Requirements.
In the copy, include every entry exactly but none of the pictures.

Record extracts.
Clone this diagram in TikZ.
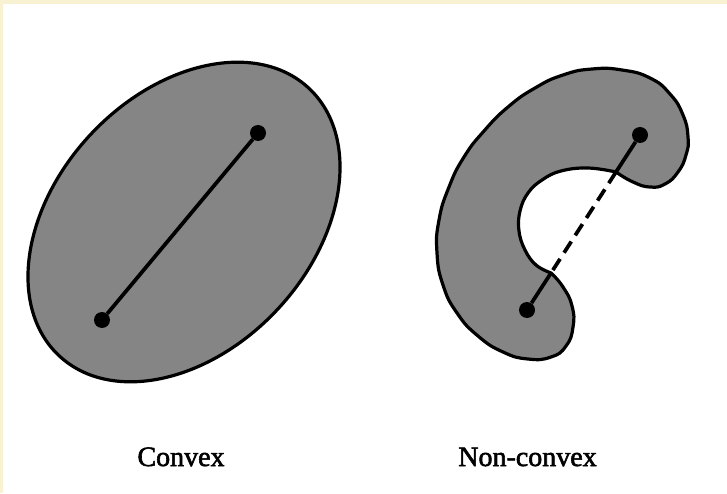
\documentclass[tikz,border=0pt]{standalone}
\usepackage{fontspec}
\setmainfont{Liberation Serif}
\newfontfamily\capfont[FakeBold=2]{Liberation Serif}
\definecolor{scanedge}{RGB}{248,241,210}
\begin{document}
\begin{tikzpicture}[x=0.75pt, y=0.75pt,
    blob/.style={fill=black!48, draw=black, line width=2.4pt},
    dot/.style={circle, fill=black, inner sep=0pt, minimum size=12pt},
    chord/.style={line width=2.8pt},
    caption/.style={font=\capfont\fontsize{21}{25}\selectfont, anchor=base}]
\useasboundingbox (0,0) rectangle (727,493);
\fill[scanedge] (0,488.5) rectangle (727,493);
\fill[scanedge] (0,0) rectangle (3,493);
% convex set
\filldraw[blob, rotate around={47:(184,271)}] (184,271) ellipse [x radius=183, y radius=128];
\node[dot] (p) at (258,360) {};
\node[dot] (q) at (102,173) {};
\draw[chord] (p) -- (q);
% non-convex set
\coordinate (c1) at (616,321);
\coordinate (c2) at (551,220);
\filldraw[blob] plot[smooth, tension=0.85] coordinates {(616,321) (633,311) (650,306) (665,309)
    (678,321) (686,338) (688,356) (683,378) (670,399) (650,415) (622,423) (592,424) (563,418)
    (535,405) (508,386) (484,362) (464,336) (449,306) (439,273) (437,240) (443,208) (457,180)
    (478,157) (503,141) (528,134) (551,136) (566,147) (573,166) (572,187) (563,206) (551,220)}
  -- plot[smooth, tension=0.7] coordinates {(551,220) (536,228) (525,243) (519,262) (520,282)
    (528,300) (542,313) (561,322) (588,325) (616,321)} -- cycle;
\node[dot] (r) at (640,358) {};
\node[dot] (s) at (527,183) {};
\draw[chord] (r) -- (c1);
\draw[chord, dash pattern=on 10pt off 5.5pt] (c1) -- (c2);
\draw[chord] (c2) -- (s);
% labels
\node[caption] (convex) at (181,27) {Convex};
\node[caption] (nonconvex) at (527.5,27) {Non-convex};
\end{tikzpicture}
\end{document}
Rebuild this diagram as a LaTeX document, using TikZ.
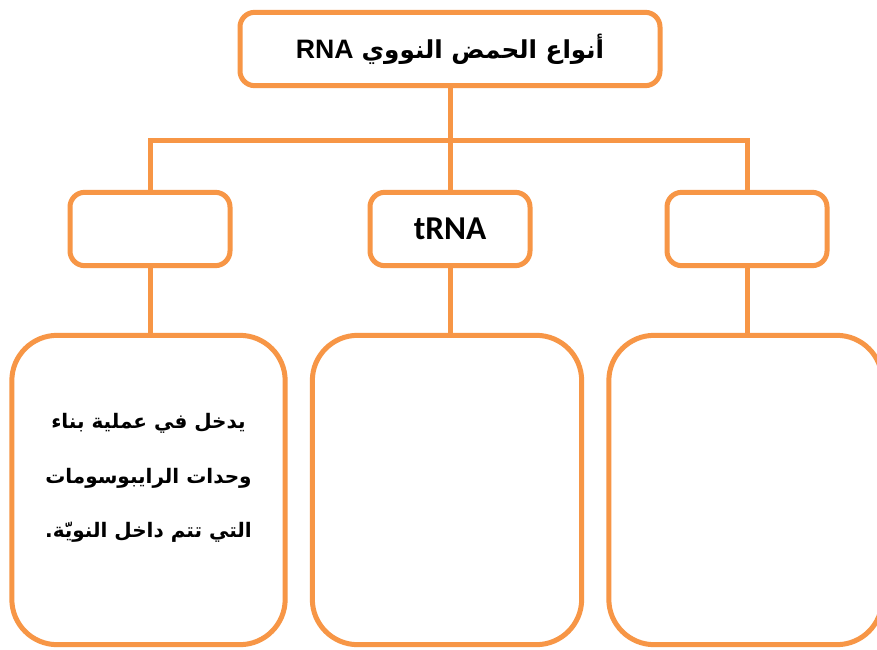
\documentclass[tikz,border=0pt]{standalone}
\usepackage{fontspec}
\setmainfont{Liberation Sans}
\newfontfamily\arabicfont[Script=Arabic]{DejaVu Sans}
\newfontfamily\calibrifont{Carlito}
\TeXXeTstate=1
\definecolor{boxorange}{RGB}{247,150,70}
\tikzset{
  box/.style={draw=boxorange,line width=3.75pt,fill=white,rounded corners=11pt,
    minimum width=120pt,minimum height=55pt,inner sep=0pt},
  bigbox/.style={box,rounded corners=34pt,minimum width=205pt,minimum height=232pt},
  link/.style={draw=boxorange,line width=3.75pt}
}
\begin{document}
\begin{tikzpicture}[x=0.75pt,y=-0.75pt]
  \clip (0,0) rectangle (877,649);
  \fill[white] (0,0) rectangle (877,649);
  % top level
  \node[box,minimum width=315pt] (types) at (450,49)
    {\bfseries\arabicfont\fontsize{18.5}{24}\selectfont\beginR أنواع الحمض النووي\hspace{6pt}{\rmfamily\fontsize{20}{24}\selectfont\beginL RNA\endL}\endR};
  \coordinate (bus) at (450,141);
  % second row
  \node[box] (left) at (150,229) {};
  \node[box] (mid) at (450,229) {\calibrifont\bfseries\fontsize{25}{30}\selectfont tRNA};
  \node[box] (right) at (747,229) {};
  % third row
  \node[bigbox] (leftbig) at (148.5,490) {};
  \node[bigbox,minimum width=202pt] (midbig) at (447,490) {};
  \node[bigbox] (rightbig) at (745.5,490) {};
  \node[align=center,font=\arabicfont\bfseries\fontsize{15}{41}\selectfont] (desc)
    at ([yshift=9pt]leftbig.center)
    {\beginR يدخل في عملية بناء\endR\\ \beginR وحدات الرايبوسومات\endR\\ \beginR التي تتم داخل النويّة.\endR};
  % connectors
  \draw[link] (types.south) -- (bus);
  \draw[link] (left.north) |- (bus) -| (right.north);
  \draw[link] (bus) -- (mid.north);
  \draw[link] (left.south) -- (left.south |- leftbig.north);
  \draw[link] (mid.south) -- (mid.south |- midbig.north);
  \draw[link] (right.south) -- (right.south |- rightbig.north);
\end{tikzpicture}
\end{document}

Answer for this exercise.
Clone this diagram in TikZ.
\documentclass[tikz,border=0pt]{standalone}
\usepackage{fontspec}
\setmainfont{Liberation Serif}
\newfontfamily\capfont[FakeBold=2]{Liberation Serif}
\definecolor{scanedge}{RGB}{248,241,210}
\begin{document}
\begin{tikzpicture}[x=0.75pt, y=0.75pt,
    blob/.style={fill=black!48, draw=black, line width=2.4pt},
    dot/.style={circle, fill=black, inner sep=0pt, minimum size=12pt},
    chord/.style={line width=2.8pt},
    caption/.style={font=\capfont\fontsize{21}{25}\selectfont, anchor=base}]
\useasboundingbox (0,0) rectangle (727,493);
\fill[scanedge] (0,488.5) rectangle (727,493);
\fill[scanedge] (0,0) rectangle (3,493);
% convex set
\filldraw[blob, rotate around={47:(184,271)}] (184,271) ellipse [x radius=183, y radius=128];
\node[dot] (p) at (258,360) {};
\node[dot] (q) at (102,173) {};
\draw[chord] (p) -- (q);
% non-convex set
\coordinate (c1) at (616,321);
\coordinate (c2) at (551,220);
\filldraw[blob] plot[smooth, tension=0.85] coordinates {(616,321) (633,311) (650,306) (665,309)
    (678,321) (686,338) (688,356) (683,378) (670,399) (650,415) (622,423) (592,424) (563,418)
    (535,405) (508,386) (484,362) (464,336) (449,306) (439,273) (437,240) (443,208) (457,180)
    (478,157) (503,141) (528,134) (551,136) (566,147) (573,166) (572,187) (563,206) (551,220)}
  -- plot[smooth, tension=0.7] coordinates {(551,220) (536,228) (525,243) (519,262) (520,282)
    (528,300) (542,313) (561,322) (588,325) (616,321)} -- cycle;
\node[dot] (r) at (640,358) {};
\node[dot] (s) at (527,183) {};
\draw[chord] (r) -- (c1);
\draw[chord, dash pattern=on 10pt off 5.5pt] (c1) -- (c2);
\draw[chord] (c2) -- (s);
% labels
\node[caption] (convex) at (181,27) {Convex};
\node[caption] (nonconvex) at (527.5,27) {Non-convex};
\end{tikzpicture}
\end{document}
Rebuild this diagram as a LaTeX document, using TikZ.
\documentclass[tikz,border=0pt]{standalone}
\usepackage{fontspec}
\setmainfont{Liberation Sans}
\newfontfamily\arabicfont[Script=Arabic]{DejaVu Sans}
\newfontfamily\calibrifont{Carlito}
\TeXXeTstate=1
\definecolor{boxorange}{RGB}{247,150,70}
\tikzset{
  box/.style={draw=boxorange,line width=3.75pt,fill=white,rounded corners=11pt,
    minimum width=120pt,minimum height=55pt,inner sep=0pt},
  bigbox/.style={box,rounded corners=34pt,minimum width=205pt,minimum height=232pt},
  link/.style={draw=boxorange,line width=3.75pt}
}
\begin{document}
\begin{tikzpicture}[x=0.75pt,y=-0.75pt]
  \clip (0,0) rectangle (877,649);
  \fill[white] (0,0) rectangle (877,649);
  % top level
  \node[box,minimum width=315pt] (types) at (450,49)
    {\bfseries\arabicfont\fontsize{18.5}{24}\selectfont\beginR أنواع الحمض النووي\hspace{6pt}{\rmfamily\fontsize{20}{24}\selectfont\beginL RNA\endL}\endR};
  \coordinate (bus) at (450,141);
  % second row
  \node[box] (left) at (150,229) {};
  \node[box] (mid) at (450,229) {\calibrifont\bfseries\fontsize{25}{30}\selectfont tRNA};
  \node[box] (right) at (747,229) {};
  % third row
  \node[bigbox] (leftbig) at (148.5,490) {};
  \node[bigbox,minimum width=202pt] (midbig) at (447,490) {};
  \node[bigbox] (rightbig) at (745.5,490) {};
  \node[align=center,font=\arabicfont\bfseries\fontsize{15}{41}\selectfont] (desc)
    at ([yshift=9pt]leftbig.center)
    {\beginR يدخل في عملية بناء\endR\\ \beginR وحدات الرايبوسومات\endR\\ \beginR التي تتم داخل النويّة.\endR};
  % connectors
  \draw[link] (types.south) -- (bus);
  \draw[link] (left.north) |- (bus) -| (right.north);
  \draw[link] (bus) -- (mid.north);
  \draw[link] (left.south) -- (left.south |- leftbig.north);
  \draw[link] (mid.south) -- (mid.south |- midbig.north);
  \draw[link] (right.south) -- (right.south |- rightbig.north);
\end{tikzpicture}
\end{document}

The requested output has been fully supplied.